The San Onofre Nuclear Generating Station has been offline since January 2012. (Los Angeles Times)

SCE planned to permanently retire Units 2 and 3 at the San Onofre Nuclear Generating Station (SONGS), the utility said in a news release.

Unit 2 was taken out of service on January 9, 2012, for a planned routine outage.

Shortly thereafter, Unit 3 was taken offline on January 31, 2012, after a small leak was detected in a tube inside a steam generator.

Unexpected wear was found in the metal tubing that carries radioactive water in all four of the plant’s steam generators, two for each reactor.

SCE cited uncertainty surrounding a proposal to restart Unit 2, as well as costs, as the reasons for its decision.

It submitted a plan to the Nuclear Regulatory Commission (NRC) in October 2012 to restart Unit 2 at 70 percent capacity for an initial period of five months.

That plan has been under review ever since, and several public meetings have been held on the matter.

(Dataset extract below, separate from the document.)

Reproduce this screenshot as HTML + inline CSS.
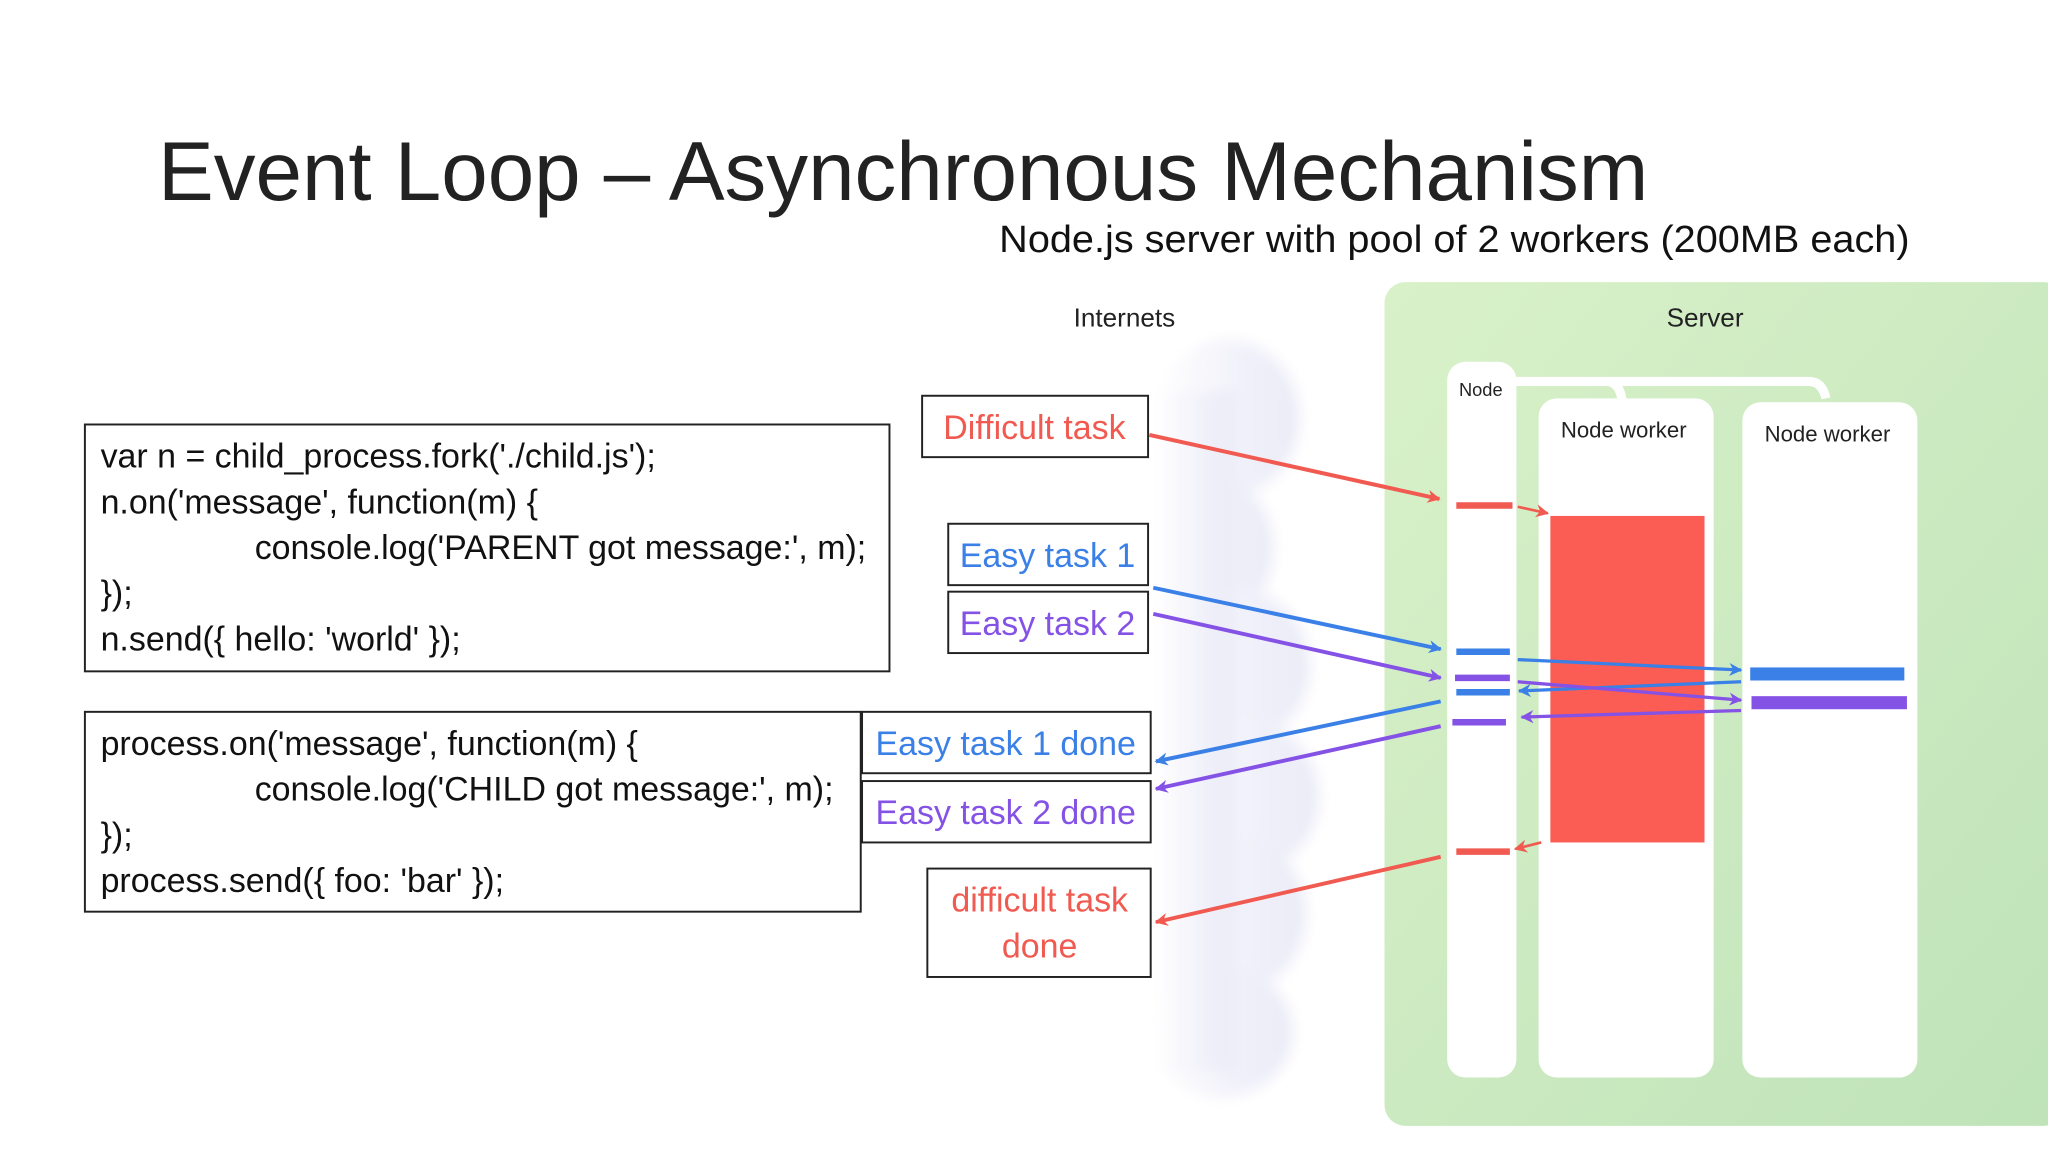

However, a recent ruling by an arm of the NRC created further uncertainty about when a decision would be made on the restart plan, SCE officials said.

Additional administrative processes and appeals could result in delay of more than a year, according to SCE.

During that time, the costs of maintaining San Onofre and the costs to replace the power it previously provided would continue.

The company decided that the continuing uncertainty was not good for customers or investors, Edison International Chairman and CEO Ted Carver said.

“SCE has concluded that efforts are better focused on planning for the replacement generation and transmission resources which will be required for grid reliability,” according to the news release.

SCE anticipated reducing staff at San Onofre from about 1,500 to 400 employees over the next year.

The majority of the staffing reductions were expected to occur in 2013.

The company promised to work with the relevant unions to ensure a “fair process” for the transition.

San Onofre is jointly owned by SCE (78.21 percent), San Diego Gas & Electric (20 percent) and the city of Riverside (1.79 percent).